Сосредоточиваясь, теребя пальцами подбородок, краешком глаза успел заметить в углу ординаторской пожилую медицинскую сестру, признанную мастерицу «спасательных» инъекций. Сначала неприятно встряхнуло от пожарной заботы: стало быть, его опекают, подстраховывают — в случае чего стерильный шприц, подготовленный как надо, тут же пойдет в ход, но потом он отдал должное жестокой предусмотрительности своего любимца и одобрил эту предусмотрительность, хотя решил: сознания он терять не собирается и времени — тоже.
Но тут в ординаторской возник этот интеллектуальный чинуша, его же зам по науке Бинда, он же Масон, он же и Каменщик. Бинда вечно гордился своим всесильным братом, работавшим в солидной газете всего лишь обычным сотрудником, но проворачивающим в е л и к и е дела.
По всем статьям Каменщик должен быть еще в отпуске, он взял отпуск за два года, и непонятно, что за дьявол принес его сюда, ужасного законника и моралиста, именно в этот вечер. О том, что моралист и «брамин духа», как окрестил его Низаров, тайком от жены время от времени наведывает в дальнем микрорайоне хроменькую, но молодую незамужнюю сотрудницу из художественной галереи, знают многие, но, вдоволь наговорившись, молчат все, как положено. Должно быть, интересные ведутся там, в микрорайоне на мягкой софе, беседы под сухое вино и томную музыку — интеллектуальные: про Гойю и Гогена, хореографию и Кафку с Достоевским, про Сезанна и про Петрова-Водкина, про Бричкина, Маслова, Коромыслова! Жаль девчонку из галереи…
Изобразив на своем породистом лице, отмеченном постоянной печатью глубокой мысли, максимум сострадания, Лаврентий Бинда не хуже Христа раскинул в стороны куцые руки с розовыми растопыренными пальцами и застыл распято в этой позе. Он решительно загораживал боковой выход в предоперационную, спасая тем самым медицинскую общественность и соответствующие органы от необходимости тщательно расследовать необдуманный поступок старшего коллеги и даже в некотором образе учителя, поступок, граничащий с посягательством отнюдь не только на кодекс чести служителей Гиппократа.
Белые манжеты его рубашки были сцеплены у запястья дорогими индийскими запонками с мерцающими голубыми каменьями, очки пылали благородством, уменьшение отражая в просветленных цейсовских стеклах по колючей розовой спиральке лампы, которая одна горела в плафоне под потолком. Эти очки в массивной заграничной оправе украсили Бинду, дополнив бездну его личных достоинств, еще до отпуска после эфемерного разговора по телефону с директором салона «Оптика»: «А вам, э-э-э, Ксенофонт Игнатьевич, из редакции не звонили разве?» Именем редакции и брата сноровисто вышибались не только дефицитные оправы.

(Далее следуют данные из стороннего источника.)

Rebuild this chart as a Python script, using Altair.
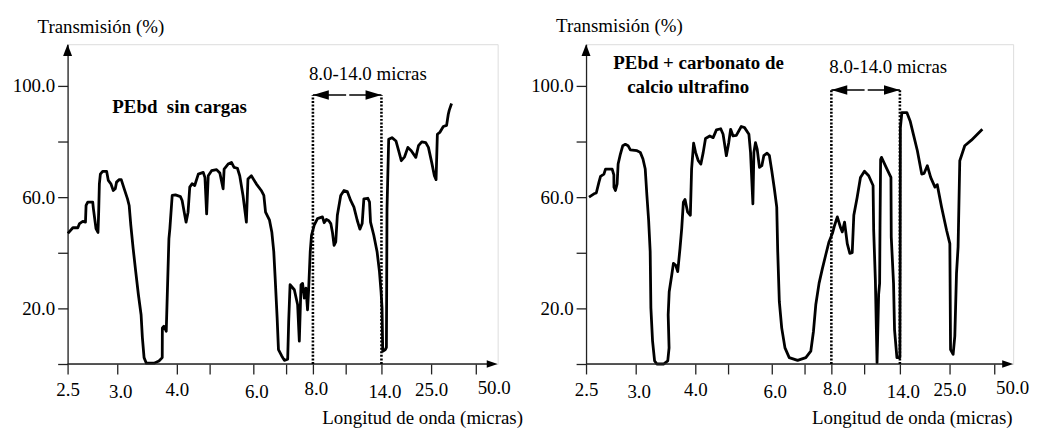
import altair as alt
import pandas as pd

# ---------------- data ----------------
x_ticks = [2.5, 3, 4, 5, 6, 7, 8, 10, 14, 25, 50]          # micras
x_unlabelled = [5, 7, 10]
y_ticks = [0, 20, 40, 60, 80, 100]
y_labelled = [20, 60, 100]

left_um = [2.503, 2.553, 2.603, 2.62, 2.653, 2.68, 2.686, 2.703, 2.753, 2.76,
           2.786, 2.806, 2.813, 2.82, 2.83, 2.853, 2.893, 2.91, 2.936, 2.96,
           2.98, 2.993, 3.033, 3.067, 3.117, 3.172, 3.2, 3.227, 3.267, 3.31,
           3.355, 3.4, 3.422, 3.45, 3.488, 3.617, 3.7, 3.755, 3.757, 3.783,
           3.822, 3.838, 3.867, 3.883, 3.922, 3.977, 4.109, 4.161, 4.242, 4.282,
           4.342, 4.394, 4.464, 4.545, 4.655, 4.806, 4.858, 4.909, 4.958, 5.045,
           5.159, 5.234, 5.309, 5.332, 5.423, 5.5, 5.559, 5.636, 5.689, 5.764,
           5.841, 5.877, 5.955, 6.091, 6.242, 6.321, 6.373, 6.494, 6.564, 6.624,
           6.667, 6.727, 6.767, 6.867, 6.948, 7.059, 7.096, 7.148, 7.307, 7.43,
           7.493, 7.556, 7.615, 7.678, 7.741, 7.8, 7.837, 7.9, 7.948, 8.079,
           8.279, 8.582, 8.685, 8.824, 8.97, 9.091, 9.188, 9.291, 9.394, 9.491,
           9.697, 9.897, 10.178, 10.556, 10.922, 11.289, 11.589, 11.844, 12.033, 12.478,
           12.667, 12.778, 13.144, 13.511, 13.778, 13.956, 14.132, 14.286, 14.88, 15.1,
           15.166, 15.232, 15.606, 16.332, 17.212, 17.806, 18.4, 19.126, 19.852, 20.6,
           21.612, 22.206, 22.932, 23.812, 24.406, 25.333, 26.833, 27.778, 28.5, 30.0,
           31.833, 33.667, 34.611, 35.167, 36.444]
left_T = [47, 49, 49, 50.5, 51.3, 51, 57, 58.2, 58.2, 55.8,
          48.7, 47.3, 54.6, 64.8, 68.3, 69.3, 69.3, 66, 64.8, 62.4,
          63, 65.4, 66.3, 66.3, 63, 59.4, 57, 50, 41.5, 33.2,
          24.9, 17.7, 9.4, 2.3, 0.3, 0.3, 1.1, 2.3, 13, 13.6,
          11.8, 23.7, 45.1, 48.7, 60.6, 60.8, 60.2, 58.8, 53.5, 51,
          54.6, 63.6, 64.8, 64.2, 68.3, 68.9, 67, 54, 67.7, 69.5,
          69.9, 68.7, 63, 70.1, 71.9, 72.5, 70.7, 70.4, 67.7, 60.6,
          51, 66.5, 67.7, 64.8, 62.4, 60.6, 54.6, 51.7, 47.5, 40.4,
          30.8, 16.5, 5.2, 2.9, 1.3, 1.7, 15, 28.5, 26.7, 21.3,
          8.2, 28.5, 29, 23.7, 27.3, 19.5, 26, 40.4, 46.3, 49.9,
          52.3, 52.9, 50.8, 52, 51.5, 50.5, 47.5, 42.7, 43.9, 53.5,
          60.6, 62.4, 62, 58.8, 56.4, 51.7, 48.5, 50.5, 59.4, 59.6,
          58.2, 51, 46.3, 40.4, 33.2, 26, 20.1, 4.6, 5.2, 6,
          30, 55.8, 80.8, 81.4, 80.2, 76.7, 73.1, 74.5, 77.9, 76.7,
          74.3, 78.5, 79.9, 79.6, 77.9, 72.5, 67.7, 66.3, 82.6, 83.4,
          85.4, 85.8, 89.8, 91.3, 93.7]

right_um = [2.53, 2.58, 2.603, 2.63, 2.646, 2.68, 2.696, 2.763, 2.78, 2.781,
            2.796, 2.813, 2.823, 2.846, 2.87, 2.896, 2.923, 2.946, 3.022, 3.077,
            3.122, 3.16, 3.188, 3.217, 3.243, 3.255, 3.283, 3.317, 3.355, 3.467,
            3.538, 3.56, 3.545, 3.562, 3.605, 3.633, 3.672, 3.705, 3.743, 3.772,
            3.8, 3.827, 3.872, 3.917, 3.938, 3.972, 4.009, 4.091, 4.17, 4.242,
            4.312, 4.442, 4.545, 4.645, 4.776, 4.848, 4.948, 5.014, 5.059, 5.114,
            5.189, 5.302, 5.377, 5.477, 5.514, 5.568, 5.591, 5.627, 5.666, 5.718,
            5.773, 5.818, 5.893, 5.945, 6.0, 6.079, 6.152, 6.182, 6.23, 6.303,
            6.403, 6.533, 6.788, 7.048, 7.233, 7.333, 7.419, 7.541, 7.667, 7.789,
            7.911, 8.061, 8.2, 8.364, 8.564, 8.667, 8.806, 8.97, 9.127, 9.273,
            9.37, 9.576, 9.776, 10.033, 10.511, 11.0, 11.067, 11.256, 11.444, 11.622,
            11.733, 11.778, 11.844, 11.944, 12.556, 13.0, 13.033, 13.289, 13.4, 13.667,
            14.0, 14.066, 14.11, 14.44, 15.54, 16.266, 16.992, 17.872, 18.84, 19.346,
            20.072, 20.82, 21.766, 22.272, 23.24, 24.34, 25.167, 25.556, 27.0, 27.944,
            28.889, 29.778, 30.722, 33.5, 37.222, 43.333]
right_T = [60, 61.2, 61.5, 65.4, 67.5, 68.3, 70.1, 70.1, 68, 63.6,
           62.4, 64.8, 71.9, 75.5, 78.5, 79, 78.5, 77, 76.7, 76.1,
           73.7, 70.1, 60.6, 51.7, 40.4, 20.1, 8.2, 1.1, 0, 0,
           1.1, 5.8, 17.7, 26, 32, 36.2, 35.5, 33.2, 41.5, 48.7,
           58.2, 59.2, 54.6, 53.5, 70.1, 79.4, 76.1, 73.1, 71.9, 76.1,
           81.1, 82, 81.4, 84.2, 84.6, 82.6, 74.9, 79.5, 84.4, 82,
           82.2, 85.4, 85, 82.6, 76.1, 57.6, 76.1, 79.6, 77.3, 70.7,
           71.3, 74.9, 75.8, 75, 69.5, 63, 56.4, 40.4, 22.5, 13,
           5.8, 2.3, 1.3, 2.3, 4.6, 11.8, 21.3, 29, 34.4, 39.2,
           43.9, 46.9, 49.9, 52.9, 49, 47.5, 51, 43.3, 39.8, 40,
           53.5, 60, 67.1, 69.3, 67.7, 64.2, 48.1, 30.2, 0.5, 25,
           29, 50, 73.5, 74.3, 70.1, 67.1, 45.7, 29, 12.4, 2.3,
           2.3, 40, 85, 90.4, 90.4, 87.4, 82.6, 76.7, 68.3, 68.5,
           71.3, 67.1, 63.6, 64.5, 56.4, 48.1, 43.3, 5.2, 3.5, 10,
           32.6, 42.1, 73.1, 78.5, 80.5, 84.4]

left_label = ["PEbd\u00a0 sin cargas"]
right_label = ["PEbd + carbonato de", "calcio ultrafino"]
band_label = "8.0-14.0 micras"
band = [8, 14]

# ---------------- styling / layout ----------------
FONT = "Liberation Serif"
BOLD_FONT = "Times New Roman, Liberation Serif, serif"
FS = 19
W_L, W_R, H = 433, 430, 322
X_RANGE = [0, 50, 110, 143, 187, 220, 247, 280, 316, 366, 411]   # pixel layout of the printed axis

xs = alt.Scale(domain=x_ticks, range=X_RANGE, nice=False, zero=False)
ys = alt.Scale(domain=[0, 115], nice=False, zero=False)

x_lab_expr = ("indexof(" + str(x_unlabelled) + ", datum.value) >= 0 ? '' : format(datum.value, '.1f')")
y_lab_expr = ("indexof(" + str(y_labelled) + ", datum.value) >= 0 ? format(datum.value, '.1f') : ''")


def panel(um, T, labels, label_pos, band_pos, band_top, title_x, title_y, width):
    df = pd.DataFrame({"um": um, "T": T, "i": list(range(len(um)))})
    x_axis = alt.Axis(
        values=x_ticks, labelExpr=x_lab_expr, title="Longitud de onda (micras)",
        titleX=title_x, titleY=60, titleAlign="left", titleBaseline="alphabetic", titleAngle=0,
        titleFont=FONT, titleFontSize=FS, titleFontWeight="normal", titleColor="black",
        labelFont=FONT, labelFontSize=FS, labelColor="black",
        labelPadding={"condition": [{"test": "datum.value == 3 || datum.value == 6 || datum.value == 14", "value": 9},
                                    {"test": "datum.value == 50", "value": 5},
                                    {"test": "datum.value == 8", "value": 6}],
                      "value": 7},
        labelOverlap=False, labelFlush=False,
        labelOffset={"condition": [{"test": "datum.value == 50", "value": 18},
                                   {"test": "datum.value == 2.5 || datum.value == 4 || datum.value == 25", "value": 0}],
                     "value": 3},
        tickSize=10, tickColor="#222", tickWidth=1.3, domain=False, grid=False)
    y_axis = alt.Axis(
        values=y_ticks, labelExpr=y_lab_expr, title="Transmisión (%)",
        titleX=-30.7, titleY=title_y, titleAlign="left", titleBaseline="alphabetic", titleAngle=0,
        titleFont=FONT, titleFontSize=FS, titleFontWeight="normal", titleColor="black",
        labelFont=FONT, labelFontSize=FS, labelColor="black", labelPadding=3,
        labelOverlap=False, labelFlush=False,
        tickSize=10, tickColor="#222", tickWidth=1.3,
        domain=True, domainColor="#222", domainWidth=1.3, grid=False)

    def X(field):
        return alt.X(field, scale=xs, axis=x_axis)

    def Y(field):
        return alt.Y(field, scale=ys, axis=y_axis)

    curve = alt.Chart(df).mark_line(color="black", strokeWidth=2.8, strokeJoin="round").encode(
        x=X("um:Q"), y=Y("T:Q"), order=alt.Order("i:Q"))

    one = pd.DataFrame({"d": [0]})
    baseline = alt.Chart(one).mark_rule(color="#222", strokeWidth=1.3).encode(
        x=alt.value(0), x2=alt.value(width - 9), y=Y("d:Q"))
    x_arrow = alt.Chart(one).mark_point(shape="M0,0L-2,-0.7L-2,0.7Z", filled=True, opacity=1,
                                        color="black", size=121).encode(
        x=alt.value(width), y=Y("d:Q"))
    y_arrow = alt.Chart(one).mark_point(shape="M0,0L-0.75,2L0.75,2Z", filled=True, opacity=1,
                                        color="black", size=144).encode(
        x=alt.value(0), y=alt.value(0))

    bdf = pd.DataFrame({"um": band, "y0": [0, 0], "y1": [band_top, band_top]})
    dotted = alt.Chart(bdf).mark_rule(color="black", strokeWidth=2.6, strokeDash=[2, 1.6]).encode(
        x=X("um:Q"), y=Y("y0:Q"), y2="y1:Q")
    sdf = pd.DataFrame({"a": [band[0], 10.4], "b": [10.05, band[1]], "y": [band_top, band_top]})
    shaft = alt.Chart(sdf).mark_rule(color="black", strokeWidth=1.5).encode(
        x=X("a:Q"), x2="b:Q", y=Y("y:Q"))
    head_l = alt.Chart(bdf.iloc[[0]]).mark_point(shape="M0,0L2,-0.6L2,0.6Z", filled=True, opacity=1,
                                                 color="black", size=256).encode(
        x=X("um:Q"), y=Y("y1:Q"))
    head_r = alt.Chart(bdf.iloc[[1]]).mark_point(shape="M0,0L-2,-0.6L-2,0.6Z", filled=True, opacity=1,
                                                 color="black", size=256).encode(
        x=X("um:Q"), y=Y("y1:Q"))

    tdf = pd.DataFrame({"t": [band_label], "x": [band_pos[0]], "y": [band_pos[1]]})
    band_text = alt.Chart(tdf).mark_text(font=FONT, fontSize=FS, color="black", align="center",
                                         baseline="alphabetic").encode(
        x=X("x:Q"), y=Y("y:Q"), text="t:N")

    ldf = pd.DataFrame({"t": labels, "x": [p[0] for p in label_pos], "y": [p[1] for p in label_pos]})
    lab_text = alt.Chart(ldf).mark_text(font=BOLD_FONT, fontSize=FS, fontWeight="bold", color="black",
                                        align="center", baseline="alphabetic").encode(
        x=X("x:Q"), y=Y("y:Q"), text="t:N")

    return alt.layer(curve, baseline, x_arrow, y_arrow, dotted, shaft, head_l, head_r,
                     band_text, lab_text).properties(width=width, height=H)


left = panel(left_um, left_T, left_label, [(4.085, 90.4)], (12.48, 102), 96.7, 256, -11.7, W_L)
right = panel(right_um, right_T, right_label, [(4.1, 106), (3.88, 97.3)], (12.7, 104.5), 98.5, 227, -12.7, W_R)

chart = alt.hconcat(left, right, spacing=89, bounds="flush").properties(
    padding={"left": 3, "top": 6, "right": 0, "bottom": 0}
).configure_view(strokeWidth=0).configure(background="white")

chart.save("out.html", embed_options={"renderer": "svg", "actions": False})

Долгое время Каменщик набивался ему в ученики и, не дождавшись, добровольно, невзирая на опасность сбиться из думающих в разряд ортодоксов, утвердил себя сам в этом ученическом статусе. Поэтому он обладал полным правом на почтительную рассудительность, с которой выговаривал ему что-то о родственниках, на этот раз не о своих, конечно.
Вообще, будь и он на месте Бинды, возможно, сделал бы то же самое: насчет родственников существовал и существует в таких случаях заведенный порядок гласный, писаный или неписаный, — он того сейчас не хотел знать и потому с холодным злом выразил Бинде свое категорическое несогласие.

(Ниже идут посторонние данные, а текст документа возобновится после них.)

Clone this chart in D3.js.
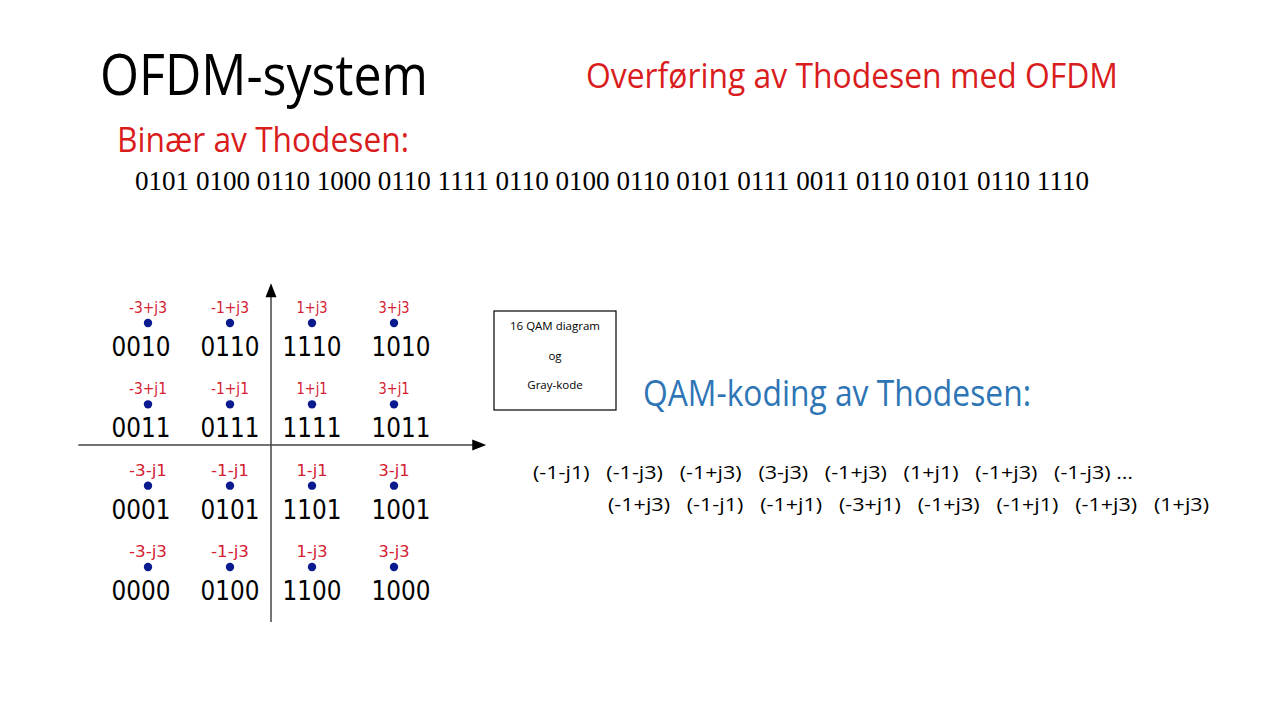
<!DOCTYPE html>
<html>
<head>
<meta charset="utf-8">
<style>
body { margin: 0; background: #fff; }
text { font-family: "Open Sans", "Noto Sans", sans-serif; }
</style>
</head>
<body>
<svg id="chart" width="1280" height="720" viewBox="0 0 1280 720"></svg>
<script src="https://d3js.org/d3.v7.min.js"></script>
<script>

// constellation levels and gray codes (rows top to bottom)
const iLevels = [-3, -1, 1, 3];
const qLevels = [3, 1, -1, -3];
const grayCodes = [
    ["0010", "0110", "1110", "1010"],
    ["0011", "0111", "1111", "1011"],
    ["0001", "0101", "1101", "1001"],
    ["0000", "0100", "1100", "1000"]
];

const binaryGroups = ["0101", "0100", "0110", "1000", "0110", "1111", "0110", "0100",
    "0110", "0101", "0111", "0011", "0110", "0101", "0110", "1110"];

const qamLine1 = ["(-1-j1)", "(-1-j3)", "(-1+j3)", "(3-j3)", "(-1+j3)", "(1+j1)", "(-1+j3)", "(-1-j3) \u2026"];
const qamLine2 = ["(-1+j3)", "(-1-j1)", "(-1+j1)", "(-3+j1)", "(-1+j3)", "(-1+j1)", "(-1+j3)", "(1+j3)"];

const red = "#d91c1c";
const svg = d3.select("#chart");

// titles
svg.append("text").attr("x", 100).attr("y", 95)
    .attr("font-size", 56).attr("fill", "#000")
    .attr("textLength", 328).attr("lengthAdjust", "spacingAndGlyphs")
    .text("OFDM-system");

svg.append("text").attr("x", 586).attr("y", 88)
    .attr("font-size", 34).attr("fill", red)
    .attr("textLength", 532).attr("lengthAdjust", "spacingAndGlyphs")
    .text("Overføring av Thodesen med OFDM");

svg.append("text").attr("x", 117).attr("y", 152)
    .attr("font-size", 34).attr("fill", red)
    .attr("textLength", 292).attr("lengthAdjust", "spacingAndGlyphs")
    .text("Binær av Thodesen:");

svg.append("text").attr("x", 135).attr("y", 190)
    .style("font-family", "'Liberation Serif', 'DejaVu Serif', serif")
    .attr("font-size", 27).attr("fill", "#000")
    .attr("textLength", 954).attr("lengthAdjust", "spacingAndGlyphs")
    .text(binaryGroups.join(" "));

// constellation
let x = d3.scaleLinear().domain([-3, 3]).range([148, 394]);
let y = d3.scaleLinear().domain([-3, 3]).range([567, 323]);

let axisG = svg.append("g");
axisG.append("line")
    .attr("x1", x(-4.7)).attr("x2", x(5.0))
    .attr("y1", y(0)).attr("y2", y(0))
    .attr("stroke", "#444").attr("stroke-width", 1.5);
axisG.append("line")
    .attr("x1", x(0)).attr("x2", x(0))
    .attr("y1", y(-4.35)).attr("y2", y(3.7))
    .attr("stroke", "#444").attr("stroke-width", 1.5);
// arrow heads
let xt = x(5.25), yt = y(3.98);
axisG.append("path")
    .attr("d", `M${xt},${y(0)} L${xt - 14},${y(0) - 5.5} L${xt - 14},${y(0) + 5.5} Z`)
    .attr("fill", "#000");
axisG.append("path")
    .attr("d", `M${x(0)},${yt} L${x(0) - 5.5},${yt + 14} L${x(0) + 5.5},${yt + 14} Z`)
    .attr("fill", "#000");

let points = [];
qLevels.forEach((q, r) => {
    iLevels.forEach((i, c) => {
        points.push({ i: i, q: q, code: grayCodes[r][c] });
    });
});

function symLabel(d) {
    return d.i + (d.q < 0 ? "-j" : "+j") + Math.abs(d.q);
}

let pt = svg.append("g").selectAll("g")
    .data(points)
    .join("g")
    .attr("transform", d => `translate(${x(d.i)},${y(d.q)})`);

pt.append("circle").attr("r", 4.2).attr("fill", "#0b1a8f");

pt.append("text")
    .attr("y", -10).attr("text-anchor", "middle")
    .style("font-family", "'DejaVu Sans', Verdana, sans-serif")
    .attr("font-size", 15).attr("fill", "#d42030")
    .attr("textLength", d => d.i < 0 ? 38 : 31).attr("lengthAdjust", "spacingAndGlyphs")
    .text(symLabel);

// outer columns of codes sit a bit further out than the dots
pt.append("text")
    .attr("x", d => Math.abs(d.i) === 3 ? Math.sign(d.i) * 7 : 0)
    .attr("y", 33).attr("text-anchor", "middle")
    .style("font-family", "'DejaVu Sans', Verdana, sans-serif")
    .attr("font-size", 27).attr("fill", "#000")
    .attr("textLength", 59).attr("lengthAdjust", "spacingAndGlyphs")
    .text(d => d.code);

// legend box
let box = svg.append("g").attr("transform", "translate(494,311)");
box.append("rect").attr("width", 122).attr("height", 99)
    .attr("fill", "none").attr("stroke", "#000").attr("stroke-width", 1.2);
["16 QAM diagram", "og", "Gray-kode"].forEach((t, k) => {
    box.append("text")
        .attr("x", 61).attr("y", 19 + k * 29.5)
        .attr("text-anchor", "middle")
        .attr("font-size", 11.5).attr("fill", "#000")
        .text(t);
});

// QAM coding
svg.append("text").attr("x", 643).attr("y", 406)
    .attr("font-size", 36).attr("fill", "#2e75b6")
    .attr("textLength", 388).attr("lengthAdjust", "spacingAndGlyphs")
    .text("QAM-koding av Thodesen:");

svg.append("text").attr("x", 533).attr("y", 479)
    .attr("xml:space", "preserve")
    .attr("font-size", 19).attr("fill", "#000")
    .attr("textLength", 600).attr("lengthAdjust", "spacingAndGlyphs")
    .text(qamLine1.join("   "));

svg.append("text").attr("x", 608).attr("y", 511)
    .attr("xml:space", "preserve")
    .attr("font-size", 19).attr("fill", "#000")
    .attr("textLength", 601).attr("lengthAdjust", "spacingAndGlyphs")
    .text(qamLine2.join("   "));

</script>
</body>
</html>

Николов не вмешивался в инцидент, но торопил взглядом. Тогда он, не спрашивая ничего, властно отстранил Каменщика прочь и, взглядом позвав Николова, двинулся в предоперационную, уже наискивая взглядом знакомую дверь, сквозь матовые стекла которой виднелись ему озабоченные тени, склоненные пониже размытого солнца рефлектора.
«Вам виднее, Петр Николаевич, но поймите, если что случится, вы ответите, и только вы!» — услышав это, он посмотрел на Бинду так, что тот забормотал, что будет жаловаться.
«Не сомневаюсь. Намек ясен — кому и куда», — хотел легко съязвить он, но удержался.
Еще до Бинды, в коридоре, некий круглый человечек подкатился к нему сбоку. Он тоже холодно и властно отстранил человечка, кажется, задев Алю. Он даже не взглянул человечку в лицо, схватывая удовлетворенно твердость своего шага, внутренне собираясь на ходу. И в ординаторской, когда он усаживал Алю на диван и когда вешал свой макинтош, шляпу и шарф, и даже когда с Биндой говорил, он тоже сосредоточивался. Перед р а б о т о й он всегда вгонял себя в особое состояние, о котором не забывал не без настойчивости напоминать своим коллегам и студентам, ибо считал его очень важным, едва ли не самым необходимым, помимо у м е н и я, конечно.